From the records below, please print only the lines from the one containing "Output the component" through the one containing "const pointOcf = [-500, 0, 700, 1170];", both included. Skip the pictures.

-- PROVIDED ENTRIES --
....

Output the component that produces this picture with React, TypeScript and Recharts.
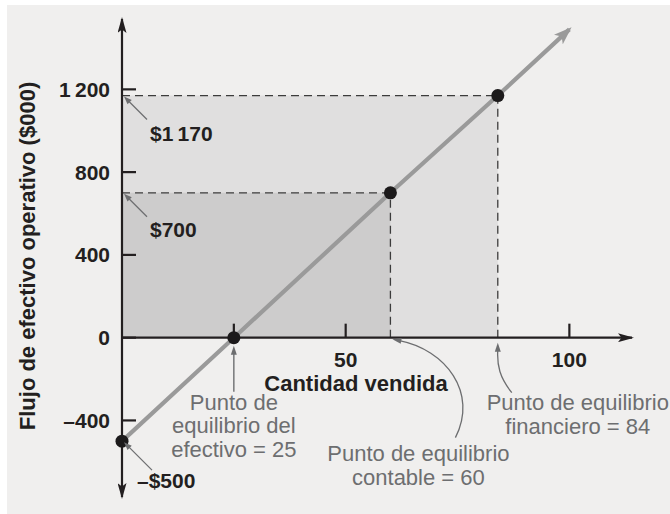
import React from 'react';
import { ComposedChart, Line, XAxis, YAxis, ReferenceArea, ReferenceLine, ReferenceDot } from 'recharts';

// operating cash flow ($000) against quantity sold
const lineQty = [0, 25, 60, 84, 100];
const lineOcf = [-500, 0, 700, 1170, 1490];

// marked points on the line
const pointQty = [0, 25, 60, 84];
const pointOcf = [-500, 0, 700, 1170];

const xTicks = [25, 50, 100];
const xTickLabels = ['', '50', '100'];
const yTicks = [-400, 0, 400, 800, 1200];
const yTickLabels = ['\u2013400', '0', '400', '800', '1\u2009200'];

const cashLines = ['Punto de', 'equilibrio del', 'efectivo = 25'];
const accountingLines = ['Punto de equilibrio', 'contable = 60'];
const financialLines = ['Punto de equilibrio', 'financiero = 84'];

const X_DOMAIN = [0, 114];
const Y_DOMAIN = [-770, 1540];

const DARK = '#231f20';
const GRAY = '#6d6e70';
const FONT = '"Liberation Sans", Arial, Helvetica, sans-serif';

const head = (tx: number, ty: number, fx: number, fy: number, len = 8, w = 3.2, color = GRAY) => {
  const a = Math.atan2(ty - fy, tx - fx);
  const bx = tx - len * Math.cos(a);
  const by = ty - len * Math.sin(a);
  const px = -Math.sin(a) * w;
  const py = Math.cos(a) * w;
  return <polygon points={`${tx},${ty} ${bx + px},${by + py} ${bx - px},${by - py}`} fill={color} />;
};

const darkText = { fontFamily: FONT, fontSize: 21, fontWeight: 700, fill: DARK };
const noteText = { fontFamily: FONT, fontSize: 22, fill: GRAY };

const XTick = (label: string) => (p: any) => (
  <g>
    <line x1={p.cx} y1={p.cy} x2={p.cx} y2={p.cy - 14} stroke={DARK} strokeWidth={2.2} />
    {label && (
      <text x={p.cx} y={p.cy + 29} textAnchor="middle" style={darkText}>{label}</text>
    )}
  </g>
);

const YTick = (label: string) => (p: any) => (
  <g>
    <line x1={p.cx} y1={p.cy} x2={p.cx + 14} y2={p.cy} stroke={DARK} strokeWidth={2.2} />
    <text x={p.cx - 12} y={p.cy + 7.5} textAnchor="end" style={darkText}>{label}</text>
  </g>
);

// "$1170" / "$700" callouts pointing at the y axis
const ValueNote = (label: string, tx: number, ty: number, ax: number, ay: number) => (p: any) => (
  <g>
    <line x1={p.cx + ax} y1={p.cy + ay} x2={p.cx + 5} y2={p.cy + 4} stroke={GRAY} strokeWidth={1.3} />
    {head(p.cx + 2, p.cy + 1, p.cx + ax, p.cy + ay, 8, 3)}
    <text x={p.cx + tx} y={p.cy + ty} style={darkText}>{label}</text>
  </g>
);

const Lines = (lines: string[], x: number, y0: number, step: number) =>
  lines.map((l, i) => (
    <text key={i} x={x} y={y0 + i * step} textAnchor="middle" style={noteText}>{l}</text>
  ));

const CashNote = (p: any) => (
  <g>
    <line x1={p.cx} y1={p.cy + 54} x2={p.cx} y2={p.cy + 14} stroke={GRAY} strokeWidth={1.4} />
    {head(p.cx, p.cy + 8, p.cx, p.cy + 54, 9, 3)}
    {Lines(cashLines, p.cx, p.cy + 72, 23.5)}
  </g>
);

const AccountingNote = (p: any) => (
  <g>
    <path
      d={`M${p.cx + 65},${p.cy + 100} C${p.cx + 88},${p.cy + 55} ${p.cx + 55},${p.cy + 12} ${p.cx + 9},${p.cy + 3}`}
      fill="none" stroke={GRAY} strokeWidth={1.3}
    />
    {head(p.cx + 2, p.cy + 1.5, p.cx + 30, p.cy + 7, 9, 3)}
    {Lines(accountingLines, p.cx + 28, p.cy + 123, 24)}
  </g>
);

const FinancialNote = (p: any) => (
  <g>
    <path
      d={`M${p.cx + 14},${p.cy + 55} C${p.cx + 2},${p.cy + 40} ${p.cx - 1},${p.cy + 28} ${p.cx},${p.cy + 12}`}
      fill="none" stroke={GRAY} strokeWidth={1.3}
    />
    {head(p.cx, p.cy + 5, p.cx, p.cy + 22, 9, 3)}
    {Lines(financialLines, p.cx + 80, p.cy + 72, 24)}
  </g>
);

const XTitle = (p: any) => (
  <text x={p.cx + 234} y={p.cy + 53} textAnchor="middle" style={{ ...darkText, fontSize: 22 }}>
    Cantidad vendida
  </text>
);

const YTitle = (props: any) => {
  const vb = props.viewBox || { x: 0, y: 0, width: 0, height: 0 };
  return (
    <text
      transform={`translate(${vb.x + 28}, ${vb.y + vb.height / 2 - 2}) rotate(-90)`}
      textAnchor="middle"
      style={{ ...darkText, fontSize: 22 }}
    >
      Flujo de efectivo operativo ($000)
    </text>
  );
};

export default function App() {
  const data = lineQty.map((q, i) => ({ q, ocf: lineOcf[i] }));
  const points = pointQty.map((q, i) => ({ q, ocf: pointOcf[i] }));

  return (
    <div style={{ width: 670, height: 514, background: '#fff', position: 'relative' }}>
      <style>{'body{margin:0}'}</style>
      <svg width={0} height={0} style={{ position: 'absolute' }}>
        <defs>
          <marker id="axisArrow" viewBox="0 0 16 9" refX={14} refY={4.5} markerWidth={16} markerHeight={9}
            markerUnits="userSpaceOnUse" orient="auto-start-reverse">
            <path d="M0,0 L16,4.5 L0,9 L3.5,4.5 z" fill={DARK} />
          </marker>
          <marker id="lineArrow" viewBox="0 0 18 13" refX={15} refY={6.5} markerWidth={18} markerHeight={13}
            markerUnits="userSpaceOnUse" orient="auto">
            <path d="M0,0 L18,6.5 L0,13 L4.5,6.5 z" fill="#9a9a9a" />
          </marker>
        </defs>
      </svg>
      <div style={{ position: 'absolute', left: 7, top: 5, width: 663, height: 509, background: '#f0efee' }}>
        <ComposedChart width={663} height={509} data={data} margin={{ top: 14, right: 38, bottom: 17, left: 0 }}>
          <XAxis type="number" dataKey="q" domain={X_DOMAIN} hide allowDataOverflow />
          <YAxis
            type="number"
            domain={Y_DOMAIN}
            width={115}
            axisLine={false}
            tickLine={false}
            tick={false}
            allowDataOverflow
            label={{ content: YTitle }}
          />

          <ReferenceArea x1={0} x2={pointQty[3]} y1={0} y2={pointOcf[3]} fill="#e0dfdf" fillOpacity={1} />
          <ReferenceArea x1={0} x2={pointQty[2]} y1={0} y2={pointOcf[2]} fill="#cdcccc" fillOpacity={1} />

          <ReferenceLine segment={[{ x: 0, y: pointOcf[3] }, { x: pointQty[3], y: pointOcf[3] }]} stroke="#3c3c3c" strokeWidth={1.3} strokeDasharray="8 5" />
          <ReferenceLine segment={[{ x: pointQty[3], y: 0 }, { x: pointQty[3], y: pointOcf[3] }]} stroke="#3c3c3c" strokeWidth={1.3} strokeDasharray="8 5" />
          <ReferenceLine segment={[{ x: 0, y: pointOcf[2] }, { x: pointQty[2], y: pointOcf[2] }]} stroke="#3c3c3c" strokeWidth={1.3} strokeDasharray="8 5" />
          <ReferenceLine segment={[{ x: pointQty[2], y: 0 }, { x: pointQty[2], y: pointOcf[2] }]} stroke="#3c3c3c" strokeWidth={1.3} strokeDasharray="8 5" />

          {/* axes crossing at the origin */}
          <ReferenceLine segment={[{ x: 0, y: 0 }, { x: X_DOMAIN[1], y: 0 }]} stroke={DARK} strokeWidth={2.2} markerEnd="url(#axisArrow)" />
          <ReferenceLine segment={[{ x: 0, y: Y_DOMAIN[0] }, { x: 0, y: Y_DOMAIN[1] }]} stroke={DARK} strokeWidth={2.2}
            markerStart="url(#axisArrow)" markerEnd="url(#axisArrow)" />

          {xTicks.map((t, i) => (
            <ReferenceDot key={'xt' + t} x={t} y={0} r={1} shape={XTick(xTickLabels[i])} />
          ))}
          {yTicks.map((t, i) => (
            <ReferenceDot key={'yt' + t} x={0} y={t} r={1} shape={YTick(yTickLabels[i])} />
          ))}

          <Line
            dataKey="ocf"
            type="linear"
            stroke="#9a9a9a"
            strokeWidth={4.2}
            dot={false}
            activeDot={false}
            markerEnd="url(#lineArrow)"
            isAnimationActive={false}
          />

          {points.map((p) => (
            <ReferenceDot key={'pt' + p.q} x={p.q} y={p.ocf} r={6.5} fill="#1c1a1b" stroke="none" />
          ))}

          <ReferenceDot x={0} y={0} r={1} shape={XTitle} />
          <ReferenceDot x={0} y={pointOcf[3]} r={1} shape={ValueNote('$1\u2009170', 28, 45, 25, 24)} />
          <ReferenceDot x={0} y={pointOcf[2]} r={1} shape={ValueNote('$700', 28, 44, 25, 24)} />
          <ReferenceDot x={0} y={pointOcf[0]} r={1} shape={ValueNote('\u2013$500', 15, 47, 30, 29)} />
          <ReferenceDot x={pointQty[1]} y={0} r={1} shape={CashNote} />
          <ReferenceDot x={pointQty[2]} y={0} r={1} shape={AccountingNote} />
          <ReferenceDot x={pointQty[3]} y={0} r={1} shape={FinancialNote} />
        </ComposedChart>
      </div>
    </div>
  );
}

....

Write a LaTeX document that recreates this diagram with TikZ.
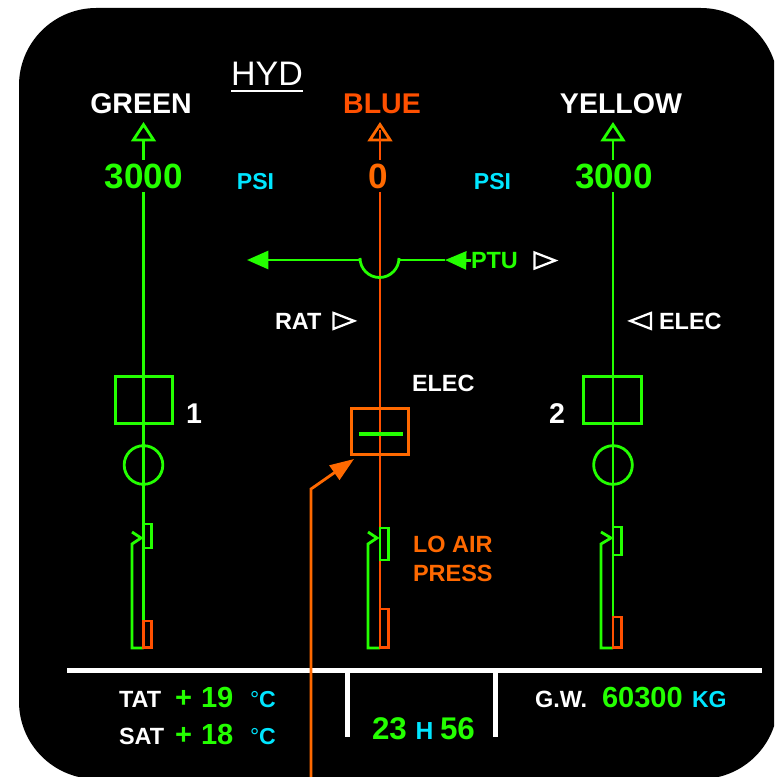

....

-- SOLUTION FOR THIS PROBLEM --
Output the component that produces this picture with React, TypeScript and Recharts.
import React from 'react';
import { ComposedChart, Line, XAxis, YAxis, ReferenceArea, ReferenceLine, ReferenceDot } from 'recharts';

// operating cash flow ($000) against quantity sold
const lineQty = [0, 25, 60, 84, 100];
const lineOcf = [-500, 0, 700, 1170, 1490];

// marked points on the line
const pointQty = [0, 25, 60, 84];
const pointOcf = [-500, 0, 700, 1170];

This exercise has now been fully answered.